Arrêtez tout, les amis, nous avons un problème. Zakaria Boualem a découvert les chiffres officiels de l’emploi, c’est phénoménal. Figurez-vous que 60% des actifs n’ont pas le moindre diplôme. Tout s’éclaire soudain. La plupart des gens qui s’affairent autour de vous n’ont jamais eu de formation sérieuse, personne n’a jamais validé leurs compétences, le tout en parfaite décontraction mesdames et messieurs. Depuis des années, notre héros se demande pourquoi nous sommes frappés du syndrome de la prise penchée, il vient d’avoir un début d’explication. Rappelons que le syndrome de la prise penchée est un mal qui frappe nos constructions — même les plus glorieuses — et qui semble interdire à nos bâtisseurs de placer sur un mur une prise électrique ou un interrupteur de manière rigoureusement horizontale. Il y a une seconde information remarquable dans l’étude publiée cette semaine : plus de deux tiers des salariés n’ont pas de contrat de travail. Applaudissements s’il vous plaît. Rien n’est formalisé, nous barbotons ensemble dans les eaux boueuses du grand flou national en nous félicitant de notre bonne fortune, c’est magnifique.

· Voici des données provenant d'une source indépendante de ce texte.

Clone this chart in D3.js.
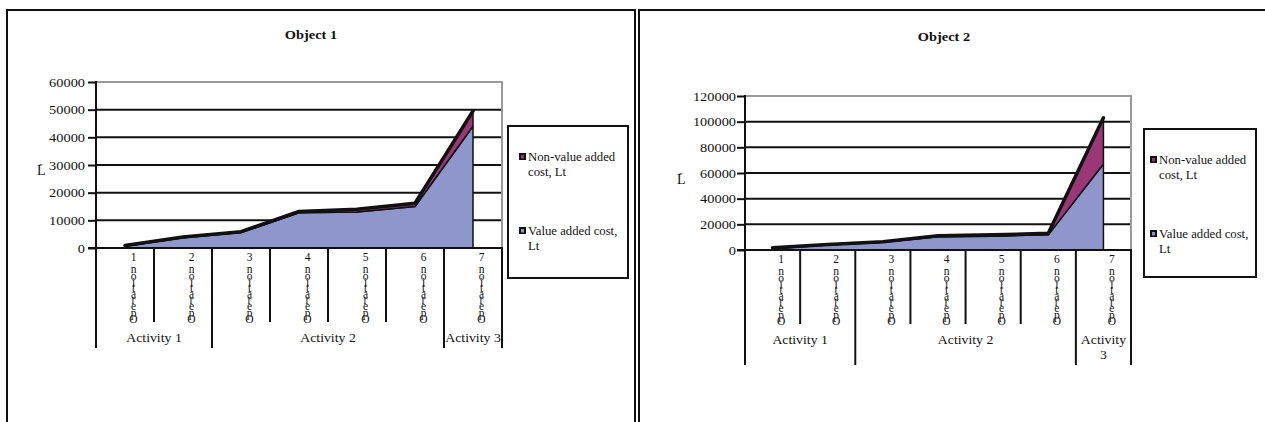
<!DOCTYPE html>
<html>
<head>
<meta charset="utf-8">
<script src="https://cdn.jsdelivr.net/npm/d3@7"></script>
<style>
  html, body { margin: 0; padding: 0; background: #fff; }
  svg { display: block; font-family: "Liberation Serif", "Times New Roman", serif; }
  svg text { font-family: "Liberation Serif", "Times New Roman", serif; }
  text.op-label { writing-mode: vertical-rl; text-orientation: upright; }
</style>
</head>
<body>
<svg id="chart" width="1265" height="422"></svg>
<script>
// Operations along the process and the activities they belong to
const operations = ["Operation 1", "Operation 2", "Operation 3", "Operation 4",
                    "Operation 5", "Operation 6", "Operation 7"];
const activities = ["Activity 1", "Activity 2", "Activity 3"];
const activityOperationCount = [2, 4, 1];
const seriesLabels = ["Non-value added cost, Lt", "Value added cost, Lt"];

// Object 1 costs, Lt
const object1Value    = [600, 3700, 5600, 12700, 13000, 15000, 44000];
const object1NonValue = [300,  300,  300,   500,  1000,  1200,  5500];
const object1Ticks    = [0, 10000, 20000, 30000, 40000, 50000, 60000];

// Object 2 costs, Lt
const object2Value    = [1000, 3800, 6000, 10300, 10800, 11800, 67000];
const object2NonValue = [ 800,  400,  500,   800,  1000,  1200, 36000];
const object2Ticks    = [0, 20000, 40000, 60000, 80000, 100000, 120000];

const INK = "#111";
const BLUE = "#8e96cc";
const PURPLE = "#9b3677";
const GREY = "#9a9a9a";
const SX = 1.15; // horizontal stretch of the lettering

const svg = d3.select("#chart");

function place(t, x, y, sx = SX) {
  return t.attr("x", 0).attr("y", 0)
          .attr("transform", `translate(${x},${y}) scale(${sx},1)`);
}

function drawPanel(cfg) {
  const g = svg.append("g");
  const { left, right, top, bottom } = cfg.plot;

  const x = d3.scaleBand().domain(operations).range([left, right]);
  const y = d3.scaleLinear().domain([0, d3.max(cfg.ticks)]).range([bottom, top]);
  const cx = op => x(op) + x.bandwidth() / 2;

  // panel frame
  g.append("path").attr("d", cfg.frame)
    .attr("fill", "none").attr("stroke", INK).attr("stroke-width", 2);

  // title
  place(g.append("text").text(cfg.title)
      .attr("text-anchor", "middle").attr("font-weight", "bold")
      .attr("font-size", 12.5).attr("fill", INK), cfg.titleX, cfg.titleY);

  // horizontal gridlines
  const yMax = d3.max(cfg.ticks);
  g.selectAll("line.grid").data(cfg.ticks.filter(v => v > 0 && v < yMax))
    .join("line").attr("class", "grid")
    .attr("x1", left).attr("x2", right)
    .attr("y1", d => y(d)).attr("y2", d => y(d))
    .attr("stroke", INK).attr("stroke-width", 2);

  // grey top and right border of the plot area
  g.append("path").attr("d", `M${left},${y(yMax)}H${right}V${bottom}`)
    .attr("fill", "none").attr("stroke", GREY).attr("stroke-width", 2);

  // stacked areas: value added at the bottom, non-value added on top
  const rows = operations.map((op, i) => ({ op, value: cfg.value[i], nonValue: cfg.nonValue[i] }));
  const layers = d3.stack().keys(["value", "nonValue"])(rows);
  const area = d3.area()
    .x(d => cx(d.data.op)).y0(d => y(d[0])).y1(d => y(d[1]));
  g.selectAll("path.layer").data(layers).join("path").attr("class", "layer")
    .attr("d", area)
    .attr("fill", (d, i) => i === 0 ? BLUE : PURPLE)
    .attr("stroke", INK).attr("stroke-width", 1.5).attr("stroke-linejoin", "round");

  // heavy outline along the cumulative total
  g.append("path").datum(layers[1])
    .attr("d", d3.line().x(d => cx(d.data.op)).y(d => y(d[1])))
    .attr("fill", "none").attr("stroke", INK).attr("stroke-width", 3.5)
    .attr("stroke-linejoin", "round").attr("stroke-linecap", "round");

  // y axis with outward tick marks
  const yAxis = g.append("g").attr("transform", `translate(${left},0)`)
    .call(d3.axisLeft(y).tickValues(cfg.ticks).tickFormat(d3.format("d"))
            .tickSize(8).tickSizeOuter(0))
    .attr("font-family", null).attr("font-size", null);
  yAxis.select(".domain").remove();
  yAxis.selectAll(".tick line").attr("stroke", INK).attr("stroke-width", 2);
  yAxis.selectAll(".tick text").each(function () {
    place(d3.select(this), -cfg.tickGap, 4)
      .attr("dy", null).attr("text-anchor", "end")
      .attr("font-size", 12.5).attr("fill", INK);
  });

  // axis title
  g.append("text").text("L").attr("x", cfg.titlePos[0]).attr("y", cfg.titlePos[1])
    .attr("font-size", 14).attr("fill", INK);
  g.append("text").text("t")
    .attr("transform", `translate(${cfg.titlePos[0] + 2},${cfg.titlePos[1] - 11}) rotate(90)`)
    .attr("font-size", 7).attr("fill", INK);

  // category dividers and activity group dividers below the axis
  const groupEdges = [0];
  activityOperationCount.forEach(n => groupEdges.push(groupEdges[groupEdges.length - 1] + n));
  const edgeX = i => i < operations.length ? x(operations[i]) : right;
  const innerBottom = bottom + 74;

  // activity labels (wrapped to fit the group width)
  const labelY = bottom + 94;
  let maxLines = 1;
  activities.forEach((name, k) => {
    const x0 = edgeX(groupEdges[k]), x1 = edgeX(groupEdges[k + 1]);
    const t = place(g.append("text").attr("text-anchor", "middle")
        .attr("font-size", 12).attr("fill", INK), (x0 + x1) / 2, labelY).text(name);
    if (t.node().getComputedTextLength() * SX > (x1 - x0) - 1) {
      const words = name.split(" ");
      t.text(null);
      t.append("tspan").attr("x", 0).attr("dy", 0).text(words.slice(0, -1).join(" "));
      t.append("tspan").attr("x", 0).attr("dy", 15).text(words[words.length - 1]);
      maxLines = 2;
    }
  });
  const groupBottom = bottom + 100 + 15 * (maxLines - 1);

  d3.range(operations.length + 1).forEach(i => {
    const isGroup = groupEdges.includes(i);
    g.append("line")
      .attr("x1", edgeX(i)).attr("x2", edgeX(i))
      .attr("y1", i === 0 ? top - 1 : bottom).attr("y2", isGroup ? groupBottom : innerBottom)
      .attr("stroke", INK).attr("stroke-width", 2);
  });

  // x axis baseline
  g.append("line").attr("x1", left - 8).attr("x2", right + 1)
    .attr("y1", bottom).attr("y2", bottom)
    .attr("stroke", INK).attr("stroke-width", 2);

  // operation labels, letters stacked upright top to bottom and squeezed together
  const labelSpan = innerBottom - bottom - 6;
  operations.forEach(op => {
    const shown = Array.from(op).reverse().join("");
    const t = g.append("text").attr("class", "op-label")
      .attr("x", cx(op) + 8.5).attr("y", bottom + 3)
      .attr("font-size", 11.5).attr("fill", INK)
      .text(shown);
    // tighten the letter spacing so the column fits above the divider ends
    const natural = t.node().getComputedTextLength();
    const n = shown.length;
    const spacing = (labelSpan - natural) / n;
    t.style("letter-spacing", `${spacing}px`);
  });

  // legend
  const L = cfg.legend;
  g.append("rect").attr("x", L.x).attr("y", L.y).attr("width", L.w).attr("height", L.h)
    .attr("fill", "#fff").attr("stroke", INK).attr("stroke-width", 2);
  const swatchColors = [PURPLE, BLUE];
  seriesLabels.forEach((label, k) => {
    const sy = L.y + 27 + k * 74;
    const sx = L.x + L.swatch;
    g.append("rect").attr("x", sx).attr("y", sy).attr("width", 7).attr("height", 7).attr("fill", INK);
    g.append("rect").attr("x", sx + 2).attr("y", sy + 2).attr("width", 3).attr("height", 3.5)
      .attr("fill", swatchColors[k]);
    // wrap label within the legend box
    const words = label.split(" ");
    const lines = [];
    let cur = "";
    const probe = g.append("text").attr("font-size", 12);
    words.forEach(w => {
      const tryLine = cur ? cur + " " + w : w;
      probe.text(tryLine);
      if (cur && probe.node().getComputedTextLength() * 1.06 > L.w - (sx - L.x) - 12) {
        lines.push(cur); cur = w;
      } else cur = tryLine;
    });
    lines.push(cur);
    probe.remove();
    lines.forEach((ln, j) => {
      place(g.append("text").attr("font-size", 12).attr("fill", INK).text(ln),
            sx + 9, sy + 8 + j * 14.5, 1.06);
    });
  });
}

drawPanel({
  title: "Object 1", titleX: 311, titleY: 39,
  frame: "M7,423V10H635V423",
  plot: { left: 96, right: 502, top: 82, bottom: 248 },
  ticks: object1Ticks, value: object1Value, nonValue: object1NonValue,
  tickGap: 11, titlePos: [37, 175],
  legend: { x: 508, y: 126, w: 120, h: 152, swatch: 11 }
});

drawPanel({
  title: "Object 2", titleX: 944, titleY: 41,
  frame: "M639,423V10H1270",
  plot: { left: 745, right: 1131, top: 96, bottom: 250 },
  ticks: object2Ticks, value: object2Value, nonValue: object2NonValue,
  tickGap: 9, titlePos: [677, 184],
  legend: { x: 1144, y: 129, w: 112, h: 148, swatch: 6 }
});
</script>
</body>
</html>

Mais Zakaria Boualem vous sent protester de l’autre côté de la page. Après tout, pourquoi imposer cette vision académique et vieillotte du monde du travail ? Pourquoi faire une obsession de cette histoire de diplôme et de contrat ? Cette passion du formalisme n’est-elle pas un peu dépassée, au moment où les réseaux sociaux font la loi et alors que nous retrouvons notre place en Afrique (ce dernier argument est un peu bizarre, mais il fallait placer l’Afrique quelque part, c’est la mode) ? Et l’auteur de ces lignes, lui-même, qui donne des leçons sur un ton pédant depuis des années, qui multiplie avec une jubilation cruelle des théories en quantité abondante et de mauvaise qualité, n’est-il pas incapable de produire un diplôme attestant de sa propre légitimité ? Il faut être fair-play : vous avez raison. On s’en fout. Ces chiffres n’ont aucun sens. Nous n’avons besoin ni de diplôme ni de contrat. Nous n’avons donc même pas besoin d’État, en fait. C’est une découverte extraordinaire, on peine encore à en mesurer les conséquences sur les différents aspects de notre vie quotidienne, il faudra une étude plus poussée pour cela. Mais une chose est claire : nous construisons nous-mêmes notre propre modèle, insensible aux modes et affranchi des épouvantables affres de l’imitation aveugle des modèles occidentaux. L’informel, voici notre véritable force. Identifier l’objectif de loin, naviguer à vue jusqu’à obtenir quelque chose qui lui ressemble vaguement, et s’arrêter soudain, quand l’énergie manque. Le tout sans méthode castratrice ni procédure encombrante. L’improvisation, comme Miles Davis.
Oui, nous le savons déjà, nous sommes un pays de jazz. Il suffit de regarder comment les Européens font pour organiser un mariage : des réunions, des débats, des mails, des plannings, des plans de table, des programmes musicaux, et des codes de réservation d’hôtel. Nous y arrivons aussi bien sans tout ce tapage. Nous ne savons jamais combien d’invités vont venir, mais personne ne manque jamais de rien une fois sur place. Nos enterrements sont encore plus spectaculaires en termes de logistique. L’information circule, les gens surgissent, les tolba déboulent, les tables s’installent, on se demande ce qu’avait prévu tout ce monde si le défunt n’avait pas choisi ce jour pour passer de vie à trépas. Voilà une expertise validée par aucun diplôme, aucun contrat de travail. C’est bien ce que Zakaria Boualem soupçonnait depuis des années : nous sommes glorieux. C’est tout, et merci.